### Stated exercise
Go through the listing and return every line with "page" in it.

### Data lines
....
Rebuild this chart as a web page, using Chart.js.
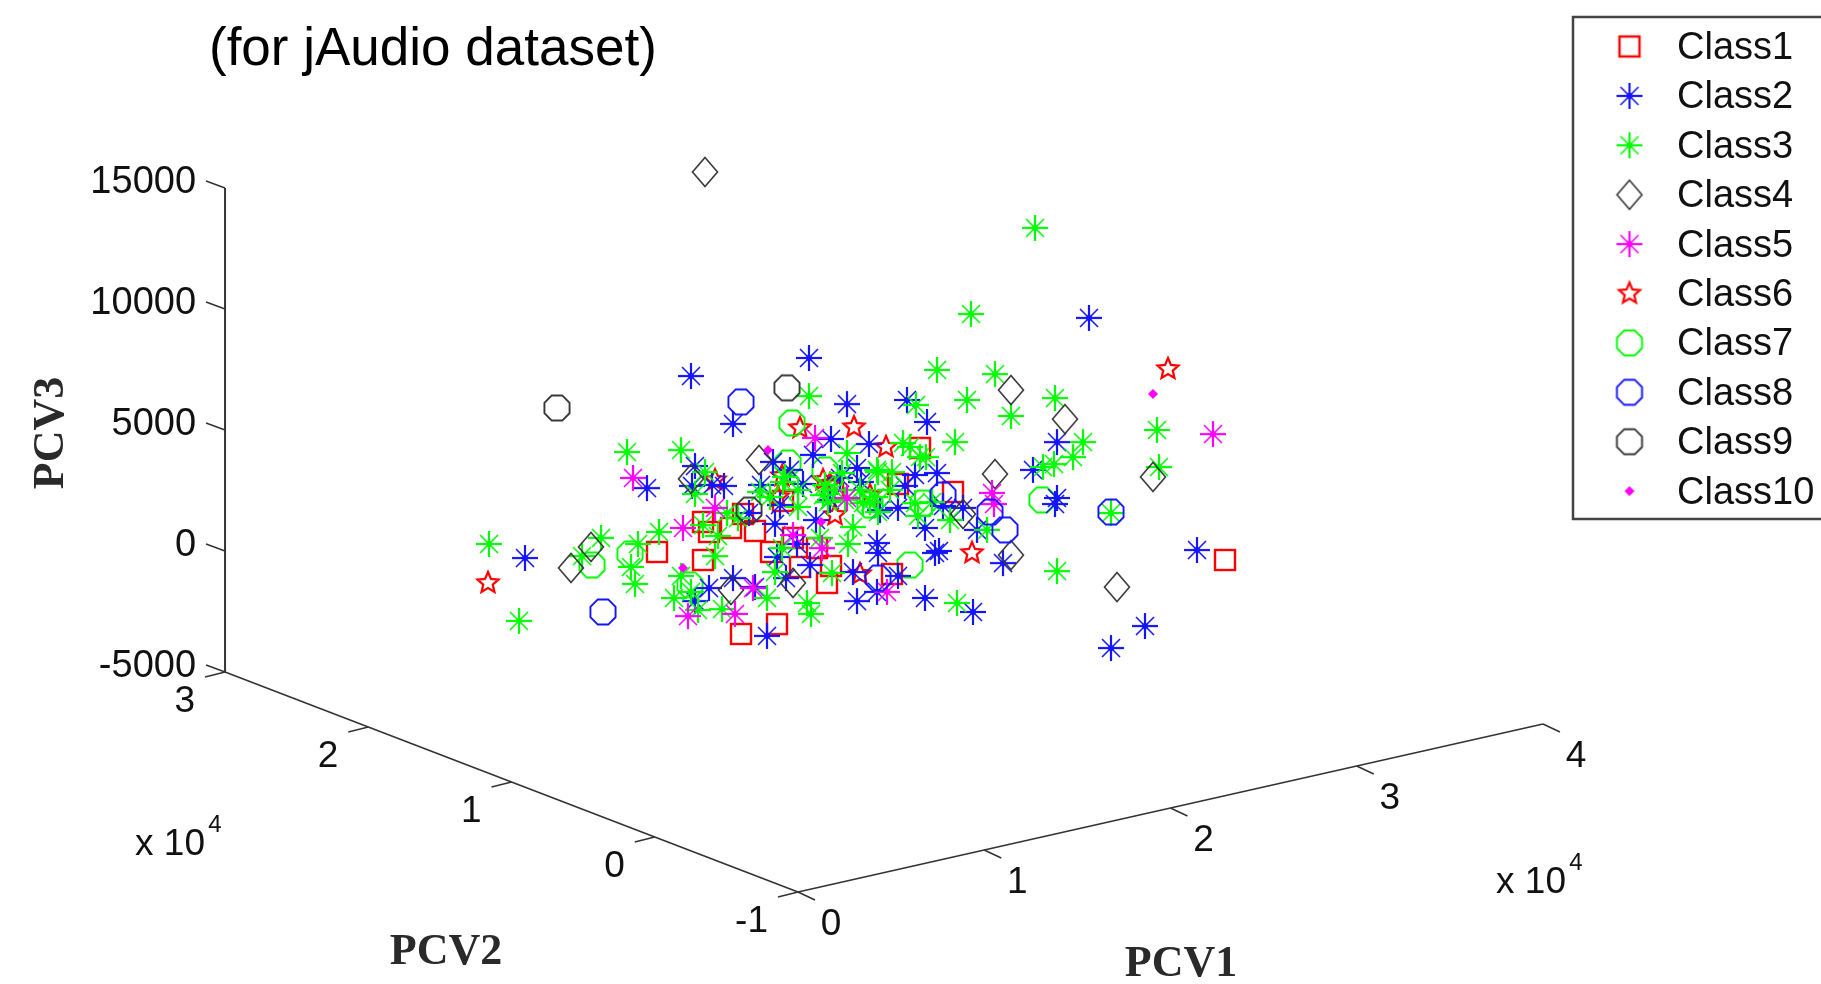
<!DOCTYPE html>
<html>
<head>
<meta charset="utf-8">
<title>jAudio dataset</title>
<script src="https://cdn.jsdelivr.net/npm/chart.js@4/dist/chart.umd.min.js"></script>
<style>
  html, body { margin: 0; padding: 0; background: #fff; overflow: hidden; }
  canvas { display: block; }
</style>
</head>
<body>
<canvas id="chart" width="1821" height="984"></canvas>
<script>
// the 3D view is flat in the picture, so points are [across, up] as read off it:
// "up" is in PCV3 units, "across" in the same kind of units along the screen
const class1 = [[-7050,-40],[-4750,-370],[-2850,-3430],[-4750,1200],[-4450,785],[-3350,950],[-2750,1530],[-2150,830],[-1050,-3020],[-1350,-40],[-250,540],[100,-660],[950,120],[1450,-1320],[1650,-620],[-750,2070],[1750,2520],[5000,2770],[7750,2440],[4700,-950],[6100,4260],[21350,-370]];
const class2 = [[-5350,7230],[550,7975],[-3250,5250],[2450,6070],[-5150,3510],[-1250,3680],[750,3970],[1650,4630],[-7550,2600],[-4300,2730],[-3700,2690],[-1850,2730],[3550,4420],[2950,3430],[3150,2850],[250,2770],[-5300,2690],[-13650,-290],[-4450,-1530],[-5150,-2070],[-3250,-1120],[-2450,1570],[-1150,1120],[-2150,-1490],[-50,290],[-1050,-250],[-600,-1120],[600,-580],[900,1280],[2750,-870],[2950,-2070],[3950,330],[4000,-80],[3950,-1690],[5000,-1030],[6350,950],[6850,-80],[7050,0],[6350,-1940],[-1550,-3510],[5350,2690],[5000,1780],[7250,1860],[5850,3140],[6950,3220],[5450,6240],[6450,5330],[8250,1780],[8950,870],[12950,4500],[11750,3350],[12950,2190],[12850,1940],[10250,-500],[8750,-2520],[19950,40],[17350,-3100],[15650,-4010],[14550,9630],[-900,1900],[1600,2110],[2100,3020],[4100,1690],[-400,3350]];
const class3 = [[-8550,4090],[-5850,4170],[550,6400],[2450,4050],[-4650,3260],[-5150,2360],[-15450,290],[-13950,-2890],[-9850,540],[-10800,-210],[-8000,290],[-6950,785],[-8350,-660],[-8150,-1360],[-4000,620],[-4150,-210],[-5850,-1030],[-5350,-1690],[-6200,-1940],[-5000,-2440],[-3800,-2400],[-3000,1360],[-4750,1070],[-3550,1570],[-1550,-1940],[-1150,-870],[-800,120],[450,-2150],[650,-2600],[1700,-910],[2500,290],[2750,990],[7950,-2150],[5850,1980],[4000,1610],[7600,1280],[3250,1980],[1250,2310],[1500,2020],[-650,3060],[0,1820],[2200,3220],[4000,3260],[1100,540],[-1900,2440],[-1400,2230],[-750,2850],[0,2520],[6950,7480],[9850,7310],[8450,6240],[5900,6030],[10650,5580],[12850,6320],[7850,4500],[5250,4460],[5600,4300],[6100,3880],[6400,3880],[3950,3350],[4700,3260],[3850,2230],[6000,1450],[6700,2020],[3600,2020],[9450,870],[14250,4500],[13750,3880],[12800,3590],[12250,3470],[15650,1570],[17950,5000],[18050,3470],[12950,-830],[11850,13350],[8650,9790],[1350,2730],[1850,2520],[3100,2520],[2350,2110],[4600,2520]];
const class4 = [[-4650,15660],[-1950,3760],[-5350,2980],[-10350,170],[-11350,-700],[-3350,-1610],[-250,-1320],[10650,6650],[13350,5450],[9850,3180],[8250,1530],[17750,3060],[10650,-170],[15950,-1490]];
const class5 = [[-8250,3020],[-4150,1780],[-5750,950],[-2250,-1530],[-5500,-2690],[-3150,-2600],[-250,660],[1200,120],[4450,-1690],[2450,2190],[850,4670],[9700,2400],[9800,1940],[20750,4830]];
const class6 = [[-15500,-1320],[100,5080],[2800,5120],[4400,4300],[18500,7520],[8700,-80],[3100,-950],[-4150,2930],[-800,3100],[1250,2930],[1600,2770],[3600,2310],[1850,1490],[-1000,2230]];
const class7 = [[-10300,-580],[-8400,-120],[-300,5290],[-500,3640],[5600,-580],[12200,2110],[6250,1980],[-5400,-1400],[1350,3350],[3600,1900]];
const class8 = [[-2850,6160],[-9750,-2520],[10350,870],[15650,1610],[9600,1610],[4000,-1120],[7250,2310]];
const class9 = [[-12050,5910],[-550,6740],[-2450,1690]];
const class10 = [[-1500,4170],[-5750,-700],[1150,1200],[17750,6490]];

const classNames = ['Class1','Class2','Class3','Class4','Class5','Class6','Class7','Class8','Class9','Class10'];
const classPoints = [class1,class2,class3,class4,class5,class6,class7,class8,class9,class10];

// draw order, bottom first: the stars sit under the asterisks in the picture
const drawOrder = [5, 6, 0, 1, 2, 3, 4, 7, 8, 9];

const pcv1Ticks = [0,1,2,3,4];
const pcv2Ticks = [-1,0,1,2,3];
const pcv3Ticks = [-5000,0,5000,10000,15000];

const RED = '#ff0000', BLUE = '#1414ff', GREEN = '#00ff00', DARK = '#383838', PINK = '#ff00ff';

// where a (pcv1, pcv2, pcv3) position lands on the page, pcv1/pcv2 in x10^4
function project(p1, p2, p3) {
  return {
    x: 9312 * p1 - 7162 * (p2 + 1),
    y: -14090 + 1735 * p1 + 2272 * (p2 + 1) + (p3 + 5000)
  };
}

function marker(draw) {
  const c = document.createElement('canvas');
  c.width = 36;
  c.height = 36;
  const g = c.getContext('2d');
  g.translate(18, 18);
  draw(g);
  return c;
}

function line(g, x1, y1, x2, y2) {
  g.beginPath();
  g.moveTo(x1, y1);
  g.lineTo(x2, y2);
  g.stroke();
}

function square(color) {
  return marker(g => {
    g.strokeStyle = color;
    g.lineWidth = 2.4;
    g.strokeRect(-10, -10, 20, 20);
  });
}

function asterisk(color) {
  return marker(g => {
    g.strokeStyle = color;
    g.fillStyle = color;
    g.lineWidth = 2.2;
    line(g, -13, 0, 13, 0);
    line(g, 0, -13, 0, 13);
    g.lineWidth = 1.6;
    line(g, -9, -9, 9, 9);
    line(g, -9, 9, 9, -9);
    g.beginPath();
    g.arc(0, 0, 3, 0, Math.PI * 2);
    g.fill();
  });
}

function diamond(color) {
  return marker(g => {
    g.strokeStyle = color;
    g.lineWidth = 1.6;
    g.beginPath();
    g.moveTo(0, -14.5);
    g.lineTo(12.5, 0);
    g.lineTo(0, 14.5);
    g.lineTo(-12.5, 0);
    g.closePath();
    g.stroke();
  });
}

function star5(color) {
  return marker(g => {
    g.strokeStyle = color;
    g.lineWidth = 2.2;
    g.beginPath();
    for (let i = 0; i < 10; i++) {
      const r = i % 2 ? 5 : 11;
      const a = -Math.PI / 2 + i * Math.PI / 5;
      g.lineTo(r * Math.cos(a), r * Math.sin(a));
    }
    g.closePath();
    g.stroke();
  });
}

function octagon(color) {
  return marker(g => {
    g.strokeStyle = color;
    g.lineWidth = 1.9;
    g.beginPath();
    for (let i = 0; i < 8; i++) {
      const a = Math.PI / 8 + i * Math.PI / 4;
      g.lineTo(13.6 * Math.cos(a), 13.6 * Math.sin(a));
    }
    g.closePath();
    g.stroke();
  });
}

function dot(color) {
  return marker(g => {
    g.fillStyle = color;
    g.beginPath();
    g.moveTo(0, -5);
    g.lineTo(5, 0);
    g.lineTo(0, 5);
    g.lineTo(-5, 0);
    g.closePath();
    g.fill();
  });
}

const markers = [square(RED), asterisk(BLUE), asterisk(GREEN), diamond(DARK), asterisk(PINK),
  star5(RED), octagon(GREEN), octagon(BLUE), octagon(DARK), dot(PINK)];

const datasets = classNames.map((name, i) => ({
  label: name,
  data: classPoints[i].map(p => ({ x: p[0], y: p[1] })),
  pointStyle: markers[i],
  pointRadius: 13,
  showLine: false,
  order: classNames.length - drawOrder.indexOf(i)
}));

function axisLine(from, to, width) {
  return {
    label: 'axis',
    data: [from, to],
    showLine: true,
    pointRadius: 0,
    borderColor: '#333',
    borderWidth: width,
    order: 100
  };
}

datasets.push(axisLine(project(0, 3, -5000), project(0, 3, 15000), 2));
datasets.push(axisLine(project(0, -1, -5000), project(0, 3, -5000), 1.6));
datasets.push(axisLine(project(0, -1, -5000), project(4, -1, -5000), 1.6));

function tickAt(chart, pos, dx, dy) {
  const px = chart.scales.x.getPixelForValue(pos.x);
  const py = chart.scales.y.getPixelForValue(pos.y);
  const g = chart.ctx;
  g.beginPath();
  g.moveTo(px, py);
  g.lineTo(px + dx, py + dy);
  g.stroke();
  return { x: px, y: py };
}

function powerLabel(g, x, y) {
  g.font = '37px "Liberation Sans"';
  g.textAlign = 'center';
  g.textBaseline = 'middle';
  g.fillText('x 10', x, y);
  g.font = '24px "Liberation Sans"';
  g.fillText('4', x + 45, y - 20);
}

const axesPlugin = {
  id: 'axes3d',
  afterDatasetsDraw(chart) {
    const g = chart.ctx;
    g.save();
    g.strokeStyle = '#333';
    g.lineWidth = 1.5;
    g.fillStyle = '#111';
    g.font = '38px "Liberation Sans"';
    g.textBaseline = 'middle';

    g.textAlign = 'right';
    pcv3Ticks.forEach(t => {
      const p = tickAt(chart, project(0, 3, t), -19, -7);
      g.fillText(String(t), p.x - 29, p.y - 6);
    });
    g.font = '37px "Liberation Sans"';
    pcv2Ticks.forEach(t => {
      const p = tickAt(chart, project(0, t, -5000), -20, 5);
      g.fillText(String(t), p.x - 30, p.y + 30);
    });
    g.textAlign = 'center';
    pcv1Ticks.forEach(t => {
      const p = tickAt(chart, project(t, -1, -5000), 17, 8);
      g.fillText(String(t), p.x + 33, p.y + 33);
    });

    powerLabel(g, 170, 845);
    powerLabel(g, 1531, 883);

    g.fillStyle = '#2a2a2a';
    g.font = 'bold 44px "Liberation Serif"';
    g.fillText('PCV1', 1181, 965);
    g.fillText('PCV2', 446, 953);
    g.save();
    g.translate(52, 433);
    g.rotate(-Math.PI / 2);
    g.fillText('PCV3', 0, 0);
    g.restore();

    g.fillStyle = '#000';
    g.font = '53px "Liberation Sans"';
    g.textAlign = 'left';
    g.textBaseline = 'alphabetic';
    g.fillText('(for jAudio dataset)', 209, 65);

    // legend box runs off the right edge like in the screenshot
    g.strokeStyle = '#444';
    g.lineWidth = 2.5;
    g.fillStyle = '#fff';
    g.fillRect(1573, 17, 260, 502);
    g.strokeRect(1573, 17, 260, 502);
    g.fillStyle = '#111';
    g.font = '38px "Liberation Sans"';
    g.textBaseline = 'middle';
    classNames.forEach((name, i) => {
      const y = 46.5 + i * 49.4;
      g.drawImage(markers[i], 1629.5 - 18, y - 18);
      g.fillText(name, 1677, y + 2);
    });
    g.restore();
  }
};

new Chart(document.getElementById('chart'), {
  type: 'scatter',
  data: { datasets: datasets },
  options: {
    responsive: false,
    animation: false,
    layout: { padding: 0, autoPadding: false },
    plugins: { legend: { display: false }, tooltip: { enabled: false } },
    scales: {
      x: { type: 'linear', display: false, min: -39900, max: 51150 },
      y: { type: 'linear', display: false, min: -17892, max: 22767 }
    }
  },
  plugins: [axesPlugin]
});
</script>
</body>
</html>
....
### Correct response
Rebuild this chart as a web page, using Chart.js.
// where a (pcv1, pcv2, pcv3) position lands on the page, pcv1/pcv2 in x10^4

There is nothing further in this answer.